What to do: Begin with the first line of the material and copy each line word for word through the line that contains "plt.rcParams['mathtext.rm'] = 'Liberation"; the pictures are left out.
•••••
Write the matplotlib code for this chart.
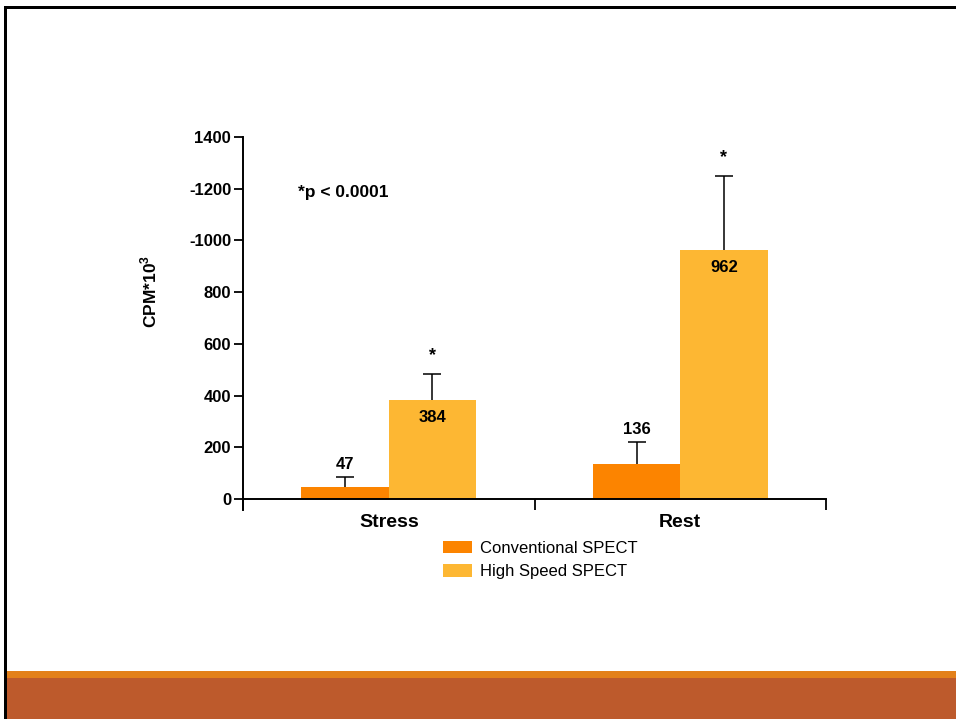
import matplotlib
matplotlib.use("Agg")
import matplotlib.pyplot as plt
from matplotlib.patches import Rectangle, Patch
import numpy as np

plt.rcParams['font.family'] = ['Liberation Sans', 'DejaVu Sans']
plt.rcParams['mathtext.fontset'] = 'custom'
plt.rcParams['mathtext.bf'] = 'Liberation Sans:bold'
plt.rcParams['mathtext.rm'] = 'Liberation Sans'

# Data
categories = ["Stress", "Rest"]
series_names = ["Conventional SPECT", "High Speed SPECT"]
conventional = [47, 136]
high_speed = [384, 962]
conventional_err = [38, 84]
high_speed_err = [99, 287]
ytick_values = [0, 200, 400, 600, 800, 1000, 1200, 1400]
ytick_labels = ["0", "200", "400", "600", "800", "-1000", "-1200", "1400"]

col_conv = "#FC8400"
col_high = "#FDB733"

W, H = 956, 719
fig = plt.figure(figsize=(W / 100, H / 100), dpi=100)
fig.patch.set_facecolor("white")

# Slide frame and footer bands (figure pixel coordinates)
def px_rect(x0, y0, x1, y1, color):
    fig.patches.append(Rectangle((x0 / W, 1 - y1 / H), (x1 - x0) / W, (y1 - y0) / H,
                                 transform=fig.transFigure, facecolor=color,
                                 edgecolor="none", zorder=0))

px_rect(7, 671, W, 678, "#E38019")
px_rect(7, 678, W, H, "#BD5A2C")
px_rect(4, 6, W, 9, "black")
px_rect(4, 6, 7, H, "black")

# Axes
ax_left, ax_right = 243, 826
ax_top, ax_bottom = 137, 510
ax = fig.add_axes([ax_left / W, 1 - ax_bottom / H, (ax_right - ax_left) / W,
                   (ax_bottom - ax_top) / H])
ax.set_facecolor("none")

x = np.arange(len(categories))
bw = 0.3
ax.bar(x - bw / 2, conventional, bw, color=col_conv, zorder=2)
ax.bar(x + bw / 2, high_speed, bw, color=col_high, zorder=2)
for xs, vals, errs in [(x - bw / 2, conventional, conventional_err),
                       (x + bw / 2, high_speed, high_speed_err)]:
    eb = ax.errorbar(xs, vals, yerr=[np.zeros(len(x)), errs], fmt="none",
                     ecolor="black", elinewidth=1.1, capsize=6.8, capthick=1.1, zorder=3)
    # keep only the upper cap
    eb[1][0].set_visible(False)

ax.set_xlim(-0.5, 1.5)
ax.set_ylim(-42.5, 1400)

for s in ["top", "right"]:
    ax.spines[s].set_visible(False)
ax.spines["bottom"].set_position(("data", 0))
ax.spines["left"].set_linewidth(1.4)
ax.spines["bottom"].set_linewidth(1.4)

ax.set_yticks(ytick_values)
ax.set_yticklabels(ytick_labels, fontsize=12, fontweight="bold")
ax.tick_params(axis="y", length=6.5, width=1.3, pad=2)

ax.set_xticks(x)
ax.set_xticklabels(categories, fontsize=14, fontweight="bold")
ax.tick_params(axis="x", which="major", length=0, pad=11)
ax.set_xticks([-0.5, 0.5, 1.5], minor=True)
ax.tick_params(axis="x", which="minor", length=8, width=1.3, direction="out")

ax.set_ylabel(r"CPM*10$^\mathbf{3}$", fontsize=12.5, fontweight="bold")
ax.yaxis.set_label_coords(-0.144, 0.585)

# Value labels
for xi, v, e in zip(x - bw / 2, conventional, conventional_err):
    ax.annotate(str(v), (xi, v + e), xytext=(0, 9), textcoords="offset points",
                ha="center", va="center", fontsize=12, fontweight="bold")
for xi, v, e in zip(x + bw / 2, high_speed, high_speed_err):
    ax.annotate(str(v), (xi, v), xytext=(0, -12.5), textcoords="offset points",
                ha="center", va="center", fontsize=12, fontweight="bold")
    ax.annotate("*", (xi, v + e), xytext=(0, 13.5), textcoords="offset points",
                ha="center", va="center", fontsize=13, fontweight="bold")

ax.text(298 / W, 1 - 193 / H, "*p < 0.0001", transform=fig.transFigure,
        ha="left", va="center", fontsize=12.5, fontweight="bold")

handles = [Patch(facecolor=col_conv, edgecolor="none"),
           Patch(facecolor=col_high, edgecolor="none")]
fig.legend(handles, series_names, loc="upper left",
           bbox_to_anchor=(443 / W, 1 - 541 / H), frameon=False,
           fontsize=12, handlelength=1.75, handleheight=0.75,
           handletextpad=0.45, borderpad=0, borderaxespad=0, labelspacing=0.5)

fig.savefig("out.png", dpi=100)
•••••
Full output:
Write the matplotlib code for this chart.
import matplotlib
matplotlib.use("Agg")
import matplotlib.pyplot as plt
from matplotlib.patches import Rectangle, Patch
import numpy as np

plt.rcParams['font.family'] = ['Liberation Sans', 'DejaVu Sans']
plt.rcParams['mathtext.fontset'] = 'custom'
plt.rcParams['mathtext.bf'] = 'Liberation Sans:bold'
plt.rcParams['mathtext.rm'] = 'Liberation Sans'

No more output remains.